Tuesday, June 16, 2015

Vibrant creationism and pale, male, stale evolution

The convergence of homo sapiens and Mr. Potato Heads has given the information technology industry a reprieve from the media scrutiny it had recently received for being too male, too white, and, if pressed, too Asian.

I'm indefatigably vigilant, however, and I'm not about to allow the icy chauvinists to escape the censure they so sorely deserve. To the contrary, I'm piling on. Not only have they hijacked high tech, it turns out they also predominate when it comes to accepting the theory of evolution as an explanation of the origin of humanity. They're stealing science right out from under the noses of disadvantaged groups like women and NAMs.

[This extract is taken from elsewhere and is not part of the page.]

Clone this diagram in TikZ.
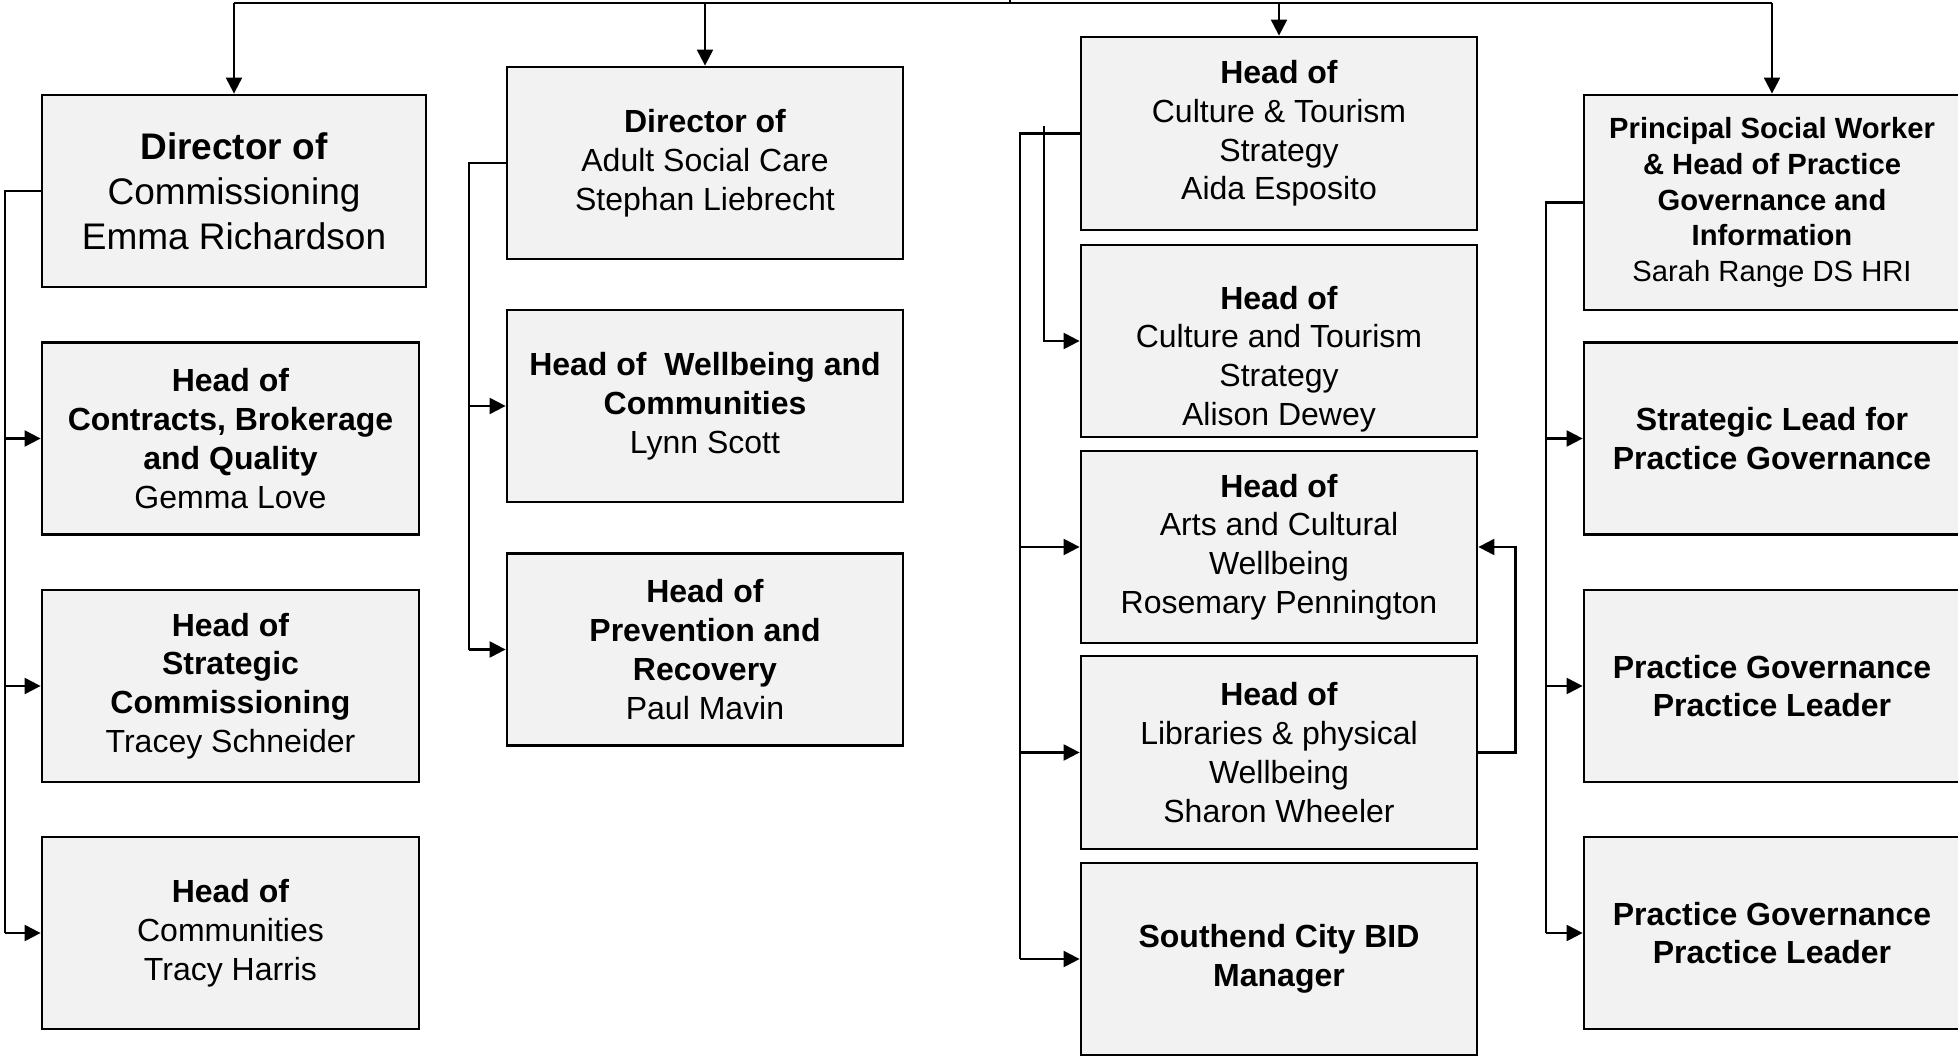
\documentclass[tikz,border=0pt]{standalone}
\usepackage{fontspec}
\setmainfont{Liberation Sans}
\usetikzlibrary{arrows.meta}
\definecolor{boxgrey}{HTML}{F2F2F2}
\tikzset{
  box/.style={draw,line width=1.4pt,fill=boxgrey,align=center,inner sep=0pt,
    minimum width=198pt,minimum height=96pt,font=\fontsize{16}{19.4}\selectfont},
  conn/.style={line width=1.1pt},
  arr/.style={conn,-{Triangle[length=8pt,width=8pt]}},
}
\begin{document}
\begin{tikzpicture}[x=0.5pt,y=-0.5pt]
    \useasboundingbox (0,0) rectangle (1958,1058);
    %% commissioning
    \node[box,minimum width=192pt,font=\fontsize{18.5}{22.5}\selectfont] (dirComm) at (234,191) {\textbf{Director of}\\Commissioning\\Emma Richardson};
    \node[box,minimum width=188.5pt] (hContracts) at (230.5,438.5) {\textbf{Head of}\\\textbf{Contracts, Brokerage}\\\textbf{and Quality}\\Gemma Love};
    \node[box,minimum width=188.5pt] (hStrategic) at (230.5,686) {\textbf{Head of}\\\textbf{Strategic}\\\textbf{Commissioning}\\Tracey Schneider};
    \node[box,minimum width=188.5pt] (hCommunities) at (230.5,933) {\textbf{Head of}\\Communities\\Tracy Harris};
    %% adult social care
    \node[box] (dirASC) at (705,163) {\textbf{Director of}\\Adult Social Care\\Stephan Liebrecht};
    \node[box] (hWellbeing) at (705,406) {\textbf{Head of~ Wellbeing and}\\\textbf{Communities}\\Lynn Scott};
    \node[box] (hPrevention) at (705,649.5) {\textbf{Head of}\\\textbf{Prevention and}\\\textbf{Recovery}\\Paul Mavin};
    %% culture and tourism
    \node[box,minimum height=96.5pt] (hCulture) at (1279,133.5) {\textbf{Head of}\\Culture \& Tourism\\Strategy\\Aida Esposito};
    \node[box,label={[font=\fontsize{16}{19.4}\selectfont,align=center,yshift=-9pt]center:{\textbf{Head of}\\Culture and Tourism\\Strategy\\Alison Dewey}}] (hCultureB) at (1279,341) {};
    \node[box] (hArts) at (1279,547) {\textbf{Head of}\\Arts and Cultural\\Wellbeing\\Rosemary Pennington};
    \node[box,minimum height=96.5pt] (hLibraries) at (1279,752.5) {\textbf{Head of}\\Libraries \& physical\\Wellbeing\\Sharon Wheeler};
    \node[box] (bidManager) at (1279,959) {\textbf{Southend City BID}\\\textbf{Manager}};
    %% practice governance
    \node[box,minimum width=188pt,minimum height=107.5pt,font=\fontsize{14.6}{17.8}\selectfont] (psw) at (1772,202.5) {\textbf{Principal Social Worker}\\\textbf{\& Head of Practice}\\\textbf{Governance and}\\\textbf{Information}\\Sarah Range DS HRI};
    \node[box,minimum width=188pt] (leadPG) at (1772,438.5) {\textbf{Strategic Lead for}\\\textbf{Practice Governance}};
    \node[box,minimum width=188pt] (leaderA) at (1772,686) {\textbf{Practice Governance}\\\textbf{Practice Leader}};
    \node[box,minimum width=188pt] (leaderB) at (1772,933) {\textbf{Practice Governance}\\\textbf{Practice Leader}};
    %% top bar
    \coordinate (top) at (1010,0);
    \coordinate (bar) at (1010,3);
    \draw[conn] (top) -- (bar);
    \draw[conn] (dirComm.north |- bar) -- (psw.north |- bar);
    \foreach \n in {dirComm,dirASC,hCulture,psw}
        \draw[arr] (\n.north |- bar) -- (\n.north);
    %% side buses
    \draw[conn] (dirComm.west) -- ++(-36,0) coordinate (busA) -- (busA |- hCommunities.west);
    \foreach \n in {hContracts,hStrategic,hCommunities}
        \draw[arr] (busA |- \n.west) -- (\n.west);
    \draw[conn] (dirASC.west) -- ++(-37,0) coordinate (busB) -- (busB |- hPrevention.west);
    \foreach \n in {hWellbeing,hPrevention}
        \draw[arr] (busB |- \n.west) -- (\n.west);
    \draw[conn] (hCulture.west) -- ++(-60,0) coordinate (busC) -- (busC |- bidManager.west);
    \foreach \n in {hArts,hLibraries,bidManager}
        \draw[arr] (busC |- \n.west) -- (\n.west);
    \coordinate (busD) at (1044,126);
    \draw[arr] (busD) |- (hCultureB.west);
    \draw[arr] (hLibraries.east) -- ++(37,0) |- (hArts.east);
    \draw[conn] (psw.west) -- ++(-37,0) coordinate (busE) -- (busE |- leaderB.west);
    \foreach \n in {leadPG,leaderA,leaderB}
        \draw[arr] (busE |- \n.west) -- (\n.west);
\end{tikzpicture}
\end{document}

The following tables show the percentages of people, first by race and then by sex, who concur with the assertion that "Human beings, as we know them today, evolved from earlier species of animals" (n = 5,238). For contemporary relevance, all responses are from the year 2000 on.

By race:

RaceEvolved
Asian71.2%
White54.1%
Hispanic46.7%
Black37.9%

And by sex:

SexEvolved
Men58.5%
Women41.5%

GSS variables used: RACECEN1(1)(2)(4-10)(15-16), SEX(1)(2), EVOLVED, YEAR(2000-2014)

3 comments:

Jokah Macpherson said...

Oh, you know, they're probably just disagreeing on the grounds of "species" being a human construct with no clearly defined biological basis, which therefore nothing could have evolved from.

Ridiculous said...

Evolution by means of natural selection is racist and sexist on the flawed current understanding of the terms, so this is fitting. Atheism is too for that matter. Neither are mentioned though because who? Whom?

Dan said...

New CDC births data came out this week. Whites, blacks and Hispanics each had a 1% increase in number of births over the previous year.

Since whites are older and because of immigration, one would expect that their proportion of births would diminish, all other things being equal. That it is not suggests that the fertility rate of whites is actually increasing relative to the other groups.